Since 1950, the gatherings of the best classic cars at the Pebble Beach golf course have grown into a world-renowned event that now attracts the best automobiles. I have been going to this show since 1979, and every year I am surprised by a car that I have never seen before, not even in a book. The participant's car quality, panache, and uniqueness make this event a must for all classic car enthusiasts. Nowhere else will you feel the ambiance generated by the beautiful Carmel bay and the rolling sculptures moving swiftly along the manicured grass.
The cars are separated into classes according to their years of manufacture and/or the type of vehicle. This year the American luxury car maker Lincoln celebrates its 100th year. A particular class was devoted to showcasing the best of the brand in the early period. At the same time, the 24 Hours of Le Mans is celebrating its centenary, and a large group of actual race winners was also on display.
Every car that the organizers chose to invite has a story to tell. With over one hundred vehicles on display, there is little time to learn the story of each entrant. Several Lincoln from the thirties and forties reveal the brand's grandeur at the time. And a Lincoln-Zephyr coupe with its V12 motor was hard to miss.
Anthony Lago took over the French car maker Talbot in 1933. What followed were the best examples of the French maker with excellent mechanicals that were put together as a jeweler ensemble a hand-wounded watch. The Talbot-Lago T26 Grand Sport chassis is perhaps the best know for its performance and variety of body works. Choosing one over another of the cars at the greens turned out to be impossible.
For those that appreciate Alfa Romeo, the show had a class exclusively for the 8C. This long hood, powerful supercharged engine is the ultimate 1930's touring car. Many Alfista (Alfa Romeo Fans) would not move away from these cars, and the grin on their faces told you they were in heaven. Another Italian was featured this year. And it was the 2 liter Fiat V8 engine, known as the Otto Vu. Cars using this engine were on display, and they included Fiat, Siata with bodies from Ghia, Zagato, Vignale, and Pininfarina.
I particularly enjoyed the class devoted to Hermann Graber's work. A swiss coachbuilder known for the luxurious chariots of the European nobility later built bodies for the early automobiles. Today, the company is remembered most for its beautiful coachbuilder work for Alvis Cars in the fifties and sixties. The McFarlans, built in Indiana, were considered the American Rolls Royce in the early twenties. A luxurious and sophisticated automobile that unfortunately closed its doors in 1928. Seeing and touching the actual cars is something that will be with me forever now. There are only about twenty McFarlans in the world today.
To select the best examples of art on wheels, a group of judges with years of working and restoring classic cars goes through every entry. They look for originality, history, and perfection in every sense. The cars must be driven on their own power into the event, and everything must work as when it was new. Owners carry books with notes, letters, photographs, and blueprints to support the car's originality. Furthermore, being "best of the show" guarantees a 20 or 40% increase in the car's value.

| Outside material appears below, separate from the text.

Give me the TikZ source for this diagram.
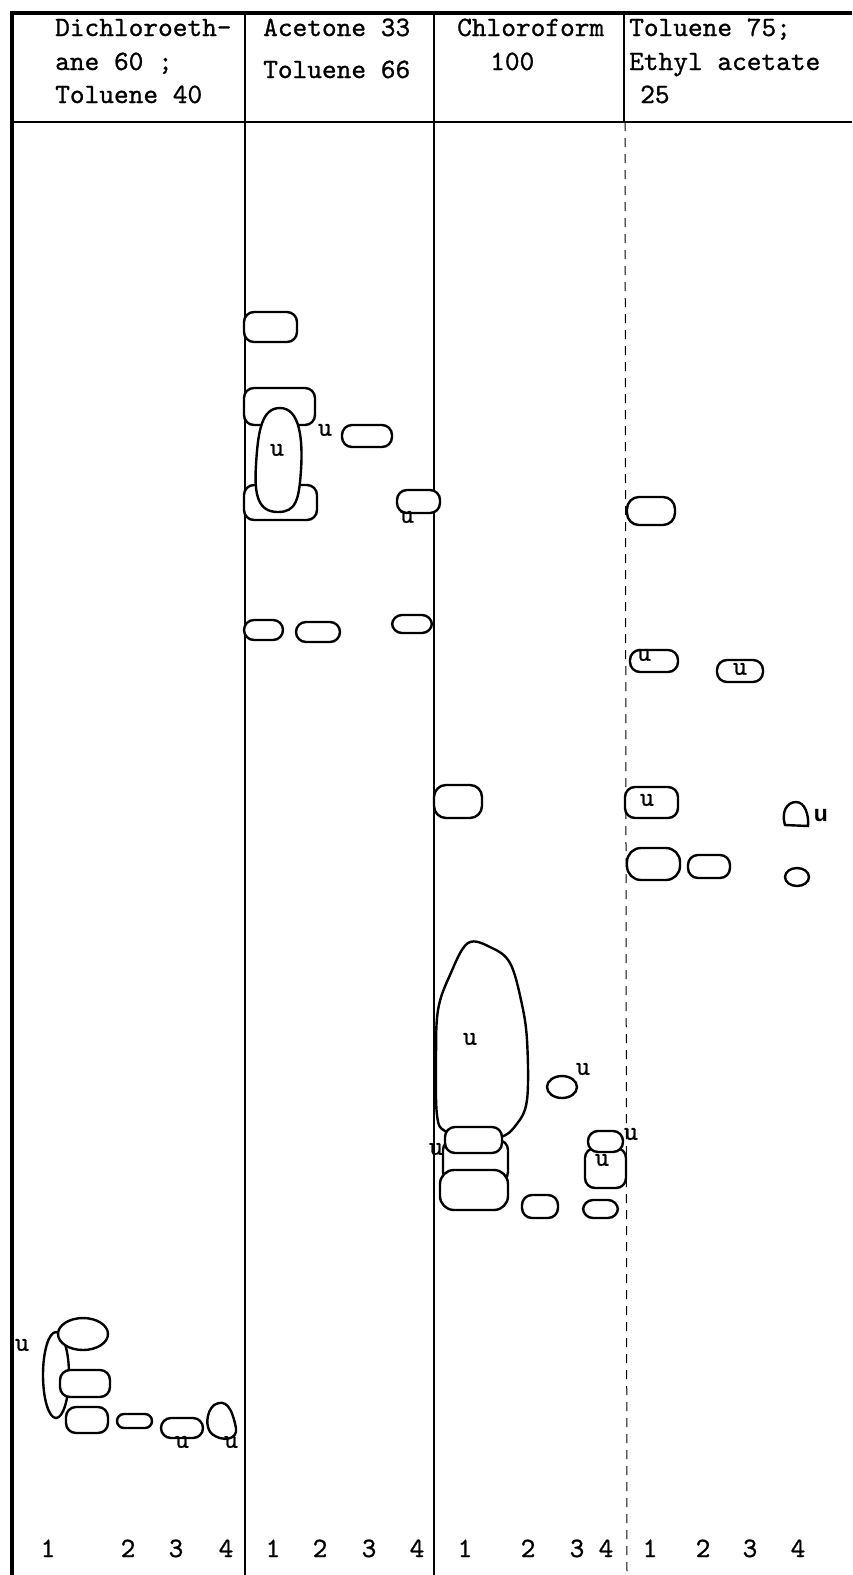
\documentclass[tikz,border=0pt]{standalone}
\usepackage{fontspec}
\newfontfamily\tw[FakeBold=0.9]{lmmono10-regular.otf}
\newfontfamily\sfu{Liberation Sans}
\begin{document}
\begin{tikzpicture}[x=1pt,y=-1pt,
  frameline/.style={line width=3.4pt},
  ruleline/.style={line width=1.8pt},
  lanediv/.style={line width=1pt, dash pattern=on 9pt off 7pt},
  spot/.style={line width=2.4pt, rounded corners=10pt, fill=white},
  spotl/.style={line width=2.4pt, fill=white},
  hdr/.style={font=\tw\fontsize{28}{32}\selectfont, anchor=base west, inner sep=0pt},
  num/.style={font=\tw\fontsize{28}{32}\selectfont, anchor=base, inner sep=0pt},
  ul/.style={font=\tw\fontsize{27}{30}\selectfont, inner sep=0pt}]
\useasboundingbox (0,0) rectangle (852,1575);
% frame
\draw[ruleline] (12,122) -- (852,122);
\draw[ruleline] (245,13) -- (245,1575);
\draw[ruleline] (434,13) -- (434,1575);
\draw[ruleline] (624,13) -- (624,122);
\draw[lanediv] (625,122) -- (627,1575);
\draw[frameline] (852,13) -- (12,13) -- (12,1575);
% header
\node[hdr] (h1a) at (55,36) {Dichloroeth-};
\node[hdr] (h1b) at (55,70) {ane 60 ;};
\node[hdr] (h1c) at (55,103) {Toluene 40};
\node[hdr] (h2a) at (263,36) {Acetone 33};
\node[hdr] (h2b) at (263,78) {Toluene 66};
\node[hdr] (h3a) at (457,36) {Chloroform};
\node[hdr] (h3b) at (490,70) {100};
\node[hdr] (h4a) at (629,36) {Toluene 75;};
\node[hdr] (h4b) at (629,70) {Ethyl acetate};
\node[hdr] (h4c) at (640,103) {25};
% lane numbers
\foreach \x/\t [count=\i] in {48/1,128/2,176/3,226/4,273/1,320/2,369/3,417/4,465/1,528/2,577/3,606/4,650/1,703/2,750/3,798/4}
  \node[num] (n\i) at (\x,1557) {\t};
% ---- column 1 ----
\draw[spotl] (56,1375) ellipse [x radius=13, y radius=43];
\draw[spotl] (83,1334) ellipse [x radius=25, y radius=16];
\draw[spot] (60,1370) rectangle (110,1397);
\draw[spot] (66,1407) rectangle (108,1433);
\node[ul] (u1) at (22,1345) {u};
\draw[spot,rounded corners=7pt] (117,1414) rectangle (152,1428);
\draw[spot] (161,1418) rectangle (203,1438);
\node[ul] (u2) at (182,1442) {u};
\draw[spotl] (214,1405) .. controls (226,1398) and (232,1408) .. (236,1428)
  .. controls (238,1440) and (222,1442) .. (212,1434)
  .. controls (205,1428) and (206,1412) .. cycle;
\node[ul] (u3) at (231,1442) {u};
% ---- column 2 ----
\draw[spot] (244,312) rectangle (297,342);
\draw[spot] (244,388) rectangle (315,425);
\draw[spot] (244,485) rectangle (317,520);
\draw[spotl] (280,408) .. controls (300,408) and (303,440) .. (301,470)
  .. controls (299,500) and (296,512) .. (278,512)
  .. controls (258,512) and (254,495) .. (256,465)
  .. controls (258,430) and (262,408) .. cycle;
\node[ul] (u4) at (277,450) {u};
\node[ul] (u5) at (325,430) {u};
\draw[spot] (342,425) rectangle (392,447);
\draw[spot] (397,490) rectangle (440,513);
\node[ul] (u6) at (407,517) {u};
\draw[spot] (244,620) rectangle (283,640);
\draw[spot] (296,622) rectangle (340,642);
\draw[spot] (392,615) rectangle (432,633);
% ---- column 3 ----
\draw[spot,rounded corners=12pt] (434,785) rectangle (482,818);
\draw[spotl] plot[smooth cycle, tension=0.6] coordinates {(468,943) (492,948) (510,963) (521,1000) (527,1040) (527,1100) (516,1125) (500,1137) (470,1135) (445,1131) (437,1115) (436,1060) (438,1010) (450,975)};
\node[ul] (u7) at (470,1039) {u};
\draw[spot] (443,1140) rectangle (508,1182);
\draw[spot] (445,1127) rectangle (502,1153);
\draw[spot,rounded corners=14pt] (440,1170) rectangle (508,1210);
\node[ul] (u8) at (436,1149) {u};
\draw[spotl] (562,1087) ellipse [x radius=15, y radius=11];
\node[ul] (u9) at (583,1069) {u};
\draw[spot] (585,1148) rectangle (626,1188);
\draw[spot] (588,1131) rectangle (623,1152);
\node[ul] (u10) at (602,1160) {u};
\node[ul] (u11) at (631,1134) {u};
\draw[spot] (522,1195) rectangle (558,1218);
\draw[spot] (583,1200) rectangle (618,1218);
% ---- column 4 ----
\draw[spot,rounded corners=12pt] (627,497) rectangle (675,525);
\draw[spot] (630,650) rectangle (678,672);
\node[ul] (u12) at (644,655) {u};
\draw[spot] (717,660) rectangle (763,682);
\node[ul] (u13) at (740,669) {u};
\draw[spot] (625,787) rectangle (678,818);
\node[ul] (u14) at (647,800) {u};
\draw[spotl] (785,825) .. controls (781,812) and (787,802) .. (796,802)
  .. controls (805,802) and (809,815) .. (808,826) -- cycle;
\node[font=\sfu\bfseries\fontsize{23}{26}\selectfont, inner sep=0pt] (u15) at (821,816) {u};
\draw[spot,rounded corners=14pt] (627,848) rectangle (680,880);
\draw[spot] (688,855) rectangle (730,878);
\draw[spotl] (797,877) ellipse [x radius=12, y radius=9];
\end{tikzpicture}
\end{document}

The winners become icons and collectibles. Millions are spent restoring some as their value, in some cases, goes beyond the 50 million mark.
This year's winner is a 1932 Duesenberg J Figoni Sports Torpedo that I thought was majestic. Giuseppe Figoni, the French coachbuilder, created a sweeping line that makes the car move while standstill. The black and blue colors created a beautiful combination. Initially, it was built for one of the largest sugar farmers in the world, Antonio Chapatia, in Peru. When the gentlemen traded it, the new owner replaced the body. Many years later, the car went into a complete restoration, and the original body was found and put back into it.
Every class winner is the best of the best, and all cars at the event have gone through exquisite restorations. The Pebble Beach Concourse D'Elegance is a unique event that any car enthusiast should attend at least once in their lifetime. It is as simple as that. The memories, the aromas, the people, and the cars will stay with you forever.